### Problem description
Look through the data below and output, unchanged, every line from the one holding "Emit a web page" through the one holding "const fontSize = 11;", inclusive. Skip the pictures.

□ □ □

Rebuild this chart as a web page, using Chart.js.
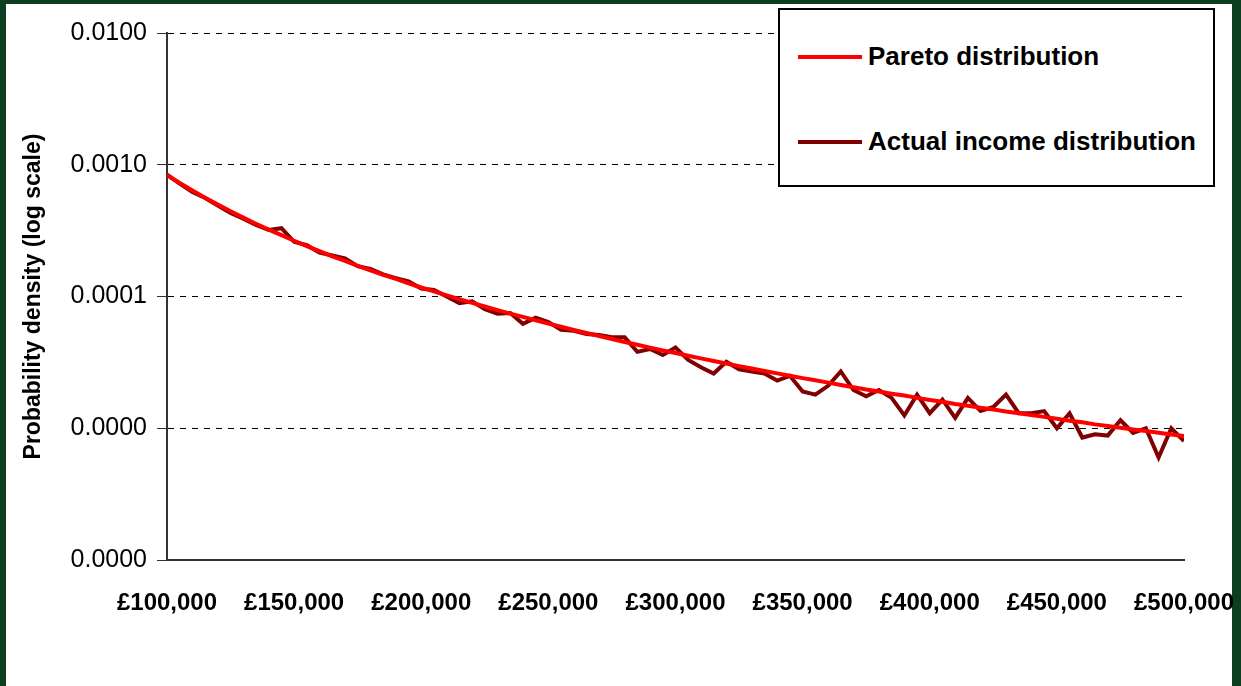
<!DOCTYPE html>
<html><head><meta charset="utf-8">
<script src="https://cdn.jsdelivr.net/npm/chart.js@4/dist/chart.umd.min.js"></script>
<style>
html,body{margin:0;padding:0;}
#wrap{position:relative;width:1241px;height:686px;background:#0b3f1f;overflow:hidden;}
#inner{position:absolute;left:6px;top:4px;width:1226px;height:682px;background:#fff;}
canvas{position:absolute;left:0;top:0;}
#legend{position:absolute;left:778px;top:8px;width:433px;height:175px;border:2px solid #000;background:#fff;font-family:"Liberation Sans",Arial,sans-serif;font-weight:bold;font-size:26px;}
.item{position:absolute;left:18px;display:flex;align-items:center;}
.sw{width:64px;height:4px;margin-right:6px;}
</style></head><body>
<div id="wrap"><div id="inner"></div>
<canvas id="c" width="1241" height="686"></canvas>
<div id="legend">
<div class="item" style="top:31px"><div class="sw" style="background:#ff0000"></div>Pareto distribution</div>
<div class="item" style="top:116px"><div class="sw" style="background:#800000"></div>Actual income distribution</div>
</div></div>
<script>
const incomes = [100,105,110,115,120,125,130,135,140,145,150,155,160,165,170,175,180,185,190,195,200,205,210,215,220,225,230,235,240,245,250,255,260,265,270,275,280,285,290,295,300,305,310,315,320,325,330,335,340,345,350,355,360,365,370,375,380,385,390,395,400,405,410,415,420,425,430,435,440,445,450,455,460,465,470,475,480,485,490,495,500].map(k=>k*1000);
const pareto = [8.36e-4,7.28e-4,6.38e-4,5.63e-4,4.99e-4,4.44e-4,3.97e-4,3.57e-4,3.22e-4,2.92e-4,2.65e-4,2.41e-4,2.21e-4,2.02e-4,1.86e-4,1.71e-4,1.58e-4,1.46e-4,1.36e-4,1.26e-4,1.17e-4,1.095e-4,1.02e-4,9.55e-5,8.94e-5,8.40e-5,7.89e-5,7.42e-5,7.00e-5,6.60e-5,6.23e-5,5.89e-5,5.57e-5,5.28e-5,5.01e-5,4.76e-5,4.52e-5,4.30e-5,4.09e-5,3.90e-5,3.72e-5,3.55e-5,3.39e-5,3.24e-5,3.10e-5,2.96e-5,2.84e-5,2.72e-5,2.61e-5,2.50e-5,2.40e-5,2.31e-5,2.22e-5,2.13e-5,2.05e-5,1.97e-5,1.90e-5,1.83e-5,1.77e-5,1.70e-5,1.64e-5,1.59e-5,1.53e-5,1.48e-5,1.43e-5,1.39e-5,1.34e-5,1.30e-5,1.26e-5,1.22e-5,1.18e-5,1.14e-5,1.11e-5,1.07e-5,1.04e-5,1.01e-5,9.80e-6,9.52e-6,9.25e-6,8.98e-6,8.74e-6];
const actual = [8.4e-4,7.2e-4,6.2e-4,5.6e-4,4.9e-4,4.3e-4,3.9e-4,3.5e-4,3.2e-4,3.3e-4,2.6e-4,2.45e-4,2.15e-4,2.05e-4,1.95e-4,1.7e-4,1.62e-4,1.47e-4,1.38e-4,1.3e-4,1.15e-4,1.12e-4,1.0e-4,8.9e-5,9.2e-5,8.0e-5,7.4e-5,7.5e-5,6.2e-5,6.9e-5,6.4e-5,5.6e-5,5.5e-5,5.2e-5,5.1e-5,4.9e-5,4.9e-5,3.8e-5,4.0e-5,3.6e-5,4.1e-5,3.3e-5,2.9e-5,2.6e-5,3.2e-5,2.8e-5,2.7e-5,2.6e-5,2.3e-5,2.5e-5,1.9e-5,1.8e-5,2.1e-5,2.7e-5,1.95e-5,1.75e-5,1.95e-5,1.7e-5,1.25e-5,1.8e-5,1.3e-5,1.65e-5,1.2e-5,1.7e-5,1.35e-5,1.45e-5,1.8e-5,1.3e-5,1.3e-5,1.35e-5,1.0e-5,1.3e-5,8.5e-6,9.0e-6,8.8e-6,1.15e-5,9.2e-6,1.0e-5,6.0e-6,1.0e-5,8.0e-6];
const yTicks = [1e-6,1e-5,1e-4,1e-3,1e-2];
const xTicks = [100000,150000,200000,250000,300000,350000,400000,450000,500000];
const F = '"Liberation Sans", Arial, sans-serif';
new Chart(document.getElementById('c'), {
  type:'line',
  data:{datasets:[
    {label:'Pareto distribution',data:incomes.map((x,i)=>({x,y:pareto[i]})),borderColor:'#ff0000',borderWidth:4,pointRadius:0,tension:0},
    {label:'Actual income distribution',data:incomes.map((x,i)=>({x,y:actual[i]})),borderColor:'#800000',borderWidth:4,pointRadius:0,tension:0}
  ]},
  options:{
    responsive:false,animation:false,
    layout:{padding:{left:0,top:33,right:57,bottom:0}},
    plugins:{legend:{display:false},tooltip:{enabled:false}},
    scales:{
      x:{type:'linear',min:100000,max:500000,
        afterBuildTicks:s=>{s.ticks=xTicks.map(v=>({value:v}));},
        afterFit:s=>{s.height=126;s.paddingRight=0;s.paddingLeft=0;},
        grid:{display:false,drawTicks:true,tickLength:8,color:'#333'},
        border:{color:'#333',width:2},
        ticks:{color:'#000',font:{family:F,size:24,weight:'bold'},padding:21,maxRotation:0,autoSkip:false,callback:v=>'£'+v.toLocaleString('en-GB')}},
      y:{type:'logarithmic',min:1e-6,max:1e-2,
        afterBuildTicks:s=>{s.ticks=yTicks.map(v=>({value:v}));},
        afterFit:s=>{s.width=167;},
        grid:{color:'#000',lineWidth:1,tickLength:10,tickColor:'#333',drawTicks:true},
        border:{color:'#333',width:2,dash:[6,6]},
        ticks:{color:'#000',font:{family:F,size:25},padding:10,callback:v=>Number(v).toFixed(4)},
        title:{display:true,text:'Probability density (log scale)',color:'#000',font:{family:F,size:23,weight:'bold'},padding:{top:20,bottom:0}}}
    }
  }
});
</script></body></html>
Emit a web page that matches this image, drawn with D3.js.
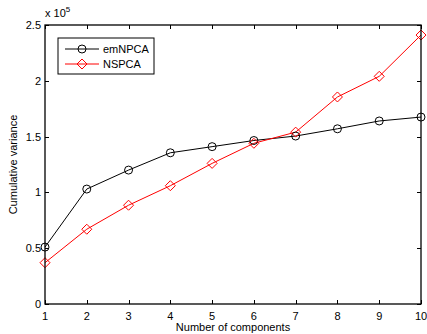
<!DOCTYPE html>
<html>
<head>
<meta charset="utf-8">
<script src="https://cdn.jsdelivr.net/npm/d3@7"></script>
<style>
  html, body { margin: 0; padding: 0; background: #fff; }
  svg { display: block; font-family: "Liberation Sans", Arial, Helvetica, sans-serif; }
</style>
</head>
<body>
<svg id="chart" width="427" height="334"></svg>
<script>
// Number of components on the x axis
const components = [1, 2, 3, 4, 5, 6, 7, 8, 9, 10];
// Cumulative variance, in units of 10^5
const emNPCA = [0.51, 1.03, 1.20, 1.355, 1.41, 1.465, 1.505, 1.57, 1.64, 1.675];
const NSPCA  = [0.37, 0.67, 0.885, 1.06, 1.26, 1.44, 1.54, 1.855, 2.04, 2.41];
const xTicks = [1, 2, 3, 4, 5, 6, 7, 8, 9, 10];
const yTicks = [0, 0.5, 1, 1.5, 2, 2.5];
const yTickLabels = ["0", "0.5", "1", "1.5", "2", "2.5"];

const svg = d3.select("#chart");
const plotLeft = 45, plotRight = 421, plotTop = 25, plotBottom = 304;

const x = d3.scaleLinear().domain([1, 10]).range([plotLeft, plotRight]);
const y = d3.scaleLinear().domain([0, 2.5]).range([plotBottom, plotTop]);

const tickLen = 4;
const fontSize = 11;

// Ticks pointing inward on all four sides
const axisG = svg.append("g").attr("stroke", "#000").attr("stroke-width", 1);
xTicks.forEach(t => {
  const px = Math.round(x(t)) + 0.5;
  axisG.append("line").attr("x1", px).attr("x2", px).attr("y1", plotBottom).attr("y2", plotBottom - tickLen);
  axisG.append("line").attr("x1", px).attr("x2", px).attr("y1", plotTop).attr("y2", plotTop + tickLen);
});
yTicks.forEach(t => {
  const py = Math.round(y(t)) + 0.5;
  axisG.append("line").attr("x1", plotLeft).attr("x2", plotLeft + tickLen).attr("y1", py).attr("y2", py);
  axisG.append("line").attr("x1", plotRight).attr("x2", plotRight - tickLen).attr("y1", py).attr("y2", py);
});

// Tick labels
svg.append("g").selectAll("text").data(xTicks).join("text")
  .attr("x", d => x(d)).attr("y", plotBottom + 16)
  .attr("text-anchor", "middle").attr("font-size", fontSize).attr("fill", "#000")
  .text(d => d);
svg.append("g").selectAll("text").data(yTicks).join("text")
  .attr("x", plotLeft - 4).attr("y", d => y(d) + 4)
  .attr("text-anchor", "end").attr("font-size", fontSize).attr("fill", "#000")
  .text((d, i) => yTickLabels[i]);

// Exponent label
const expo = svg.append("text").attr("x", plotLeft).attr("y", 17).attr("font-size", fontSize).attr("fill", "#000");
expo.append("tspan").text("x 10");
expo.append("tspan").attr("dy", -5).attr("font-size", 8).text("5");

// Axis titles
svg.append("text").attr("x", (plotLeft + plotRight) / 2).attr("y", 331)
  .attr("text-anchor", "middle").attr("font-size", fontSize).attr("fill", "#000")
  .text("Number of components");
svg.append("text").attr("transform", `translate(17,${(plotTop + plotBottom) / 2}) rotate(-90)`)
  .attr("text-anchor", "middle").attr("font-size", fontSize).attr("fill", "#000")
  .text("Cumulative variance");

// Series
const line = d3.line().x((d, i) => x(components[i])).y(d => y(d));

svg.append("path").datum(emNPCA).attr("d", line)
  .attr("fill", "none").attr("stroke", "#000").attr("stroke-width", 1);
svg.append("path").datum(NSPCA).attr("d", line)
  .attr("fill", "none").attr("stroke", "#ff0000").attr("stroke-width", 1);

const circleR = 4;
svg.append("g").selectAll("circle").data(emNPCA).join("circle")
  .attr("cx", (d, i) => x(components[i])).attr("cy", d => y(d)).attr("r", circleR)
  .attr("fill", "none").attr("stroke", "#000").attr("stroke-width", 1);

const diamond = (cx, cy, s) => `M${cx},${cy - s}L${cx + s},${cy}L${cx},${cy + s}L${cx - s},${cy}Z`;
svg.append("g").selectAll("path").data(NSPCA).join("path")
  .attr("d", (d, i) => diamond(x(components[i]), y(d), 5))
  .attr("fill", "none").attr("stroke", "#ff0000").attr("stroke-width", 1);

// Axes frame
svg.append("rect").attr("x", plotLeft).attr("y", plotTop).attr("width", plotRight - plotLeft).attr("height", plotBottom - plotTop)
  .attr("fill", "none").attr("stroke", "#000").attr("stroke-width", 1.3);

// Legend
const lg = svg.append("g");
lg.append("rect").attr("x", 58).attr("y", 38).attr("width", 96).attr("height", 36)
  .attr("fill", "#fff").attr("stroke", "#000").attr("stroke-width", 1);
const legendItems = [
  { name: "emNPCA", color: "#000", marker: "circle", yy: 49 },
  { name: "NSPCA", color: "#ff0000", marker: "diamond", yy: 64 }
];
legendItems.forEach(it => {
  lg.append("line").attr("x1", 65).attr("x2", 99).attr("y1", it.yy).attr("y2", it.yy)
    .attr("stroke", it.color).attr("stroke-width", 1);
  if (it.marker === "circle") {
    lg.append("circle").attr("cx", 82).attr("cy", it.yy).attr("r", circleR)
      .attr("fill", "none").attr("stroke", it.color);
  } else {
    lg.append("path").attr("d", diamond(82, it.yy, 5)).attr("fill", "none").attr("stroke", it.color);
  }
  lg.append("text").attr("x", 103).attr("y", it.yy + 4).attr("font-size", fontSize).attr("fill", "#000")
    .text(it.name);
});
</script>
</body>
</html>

□ □ □

### Exercise result
Emit a web page that matches this image, drawn with D3.js.
<!DOCTYPE html>
<html>
<head>
<meta charset="utf-8">
<script src="https://cdn.jsdelivr.net/npm/d3@7"></script>
<style>
  html, body { margin: 0; padding: 0; background: #fff; }
  svg { display: block; font-family: "Liberation Sans", Arial, Helvetica, sans-serif; }
</style>
</head>
<body>
<svg id="chart" width="427" height="334"></svg>
<script>
// Number of components on the x axis
const components = [1, 2, 3, 4, 5, 6, 7, 8, 9, 10];
// Cumulative variance, in units of 10^5
const emNPCA = [0.51, 1.03, 1.20, 1.355, 1.41, 1.465, 1.505, 1.57, 1.64, 1.675];
const NSPCA  = [0.37, 0.67, 0.885, 1.06, 1.26, 1.44, 1.54, 1.855, 2.04, 2.41];
const xTicks = [1, 2, 3, 4, 5, 6, 7, 8, 9, 10];
const yTicks = [0, 0.5, 1, 1.5, 2, 2.5];
const yTickLabels = ["0", "0.5", "1", "1.5", "2", "2.5"];

const svg = d3.select("#chart");
const plotLeft = 45, plotRight = 421, plotTop = 25, plotBottom = 304;

const x = d3.scaleLinear().domain([1, 10]).range([plotLeft, plotRight]);
const y = d3.scaleLinear().domain([0, 2.5]).range([plotBottom, plotTop]);

const tickLen = 4;
const fontSize = 11;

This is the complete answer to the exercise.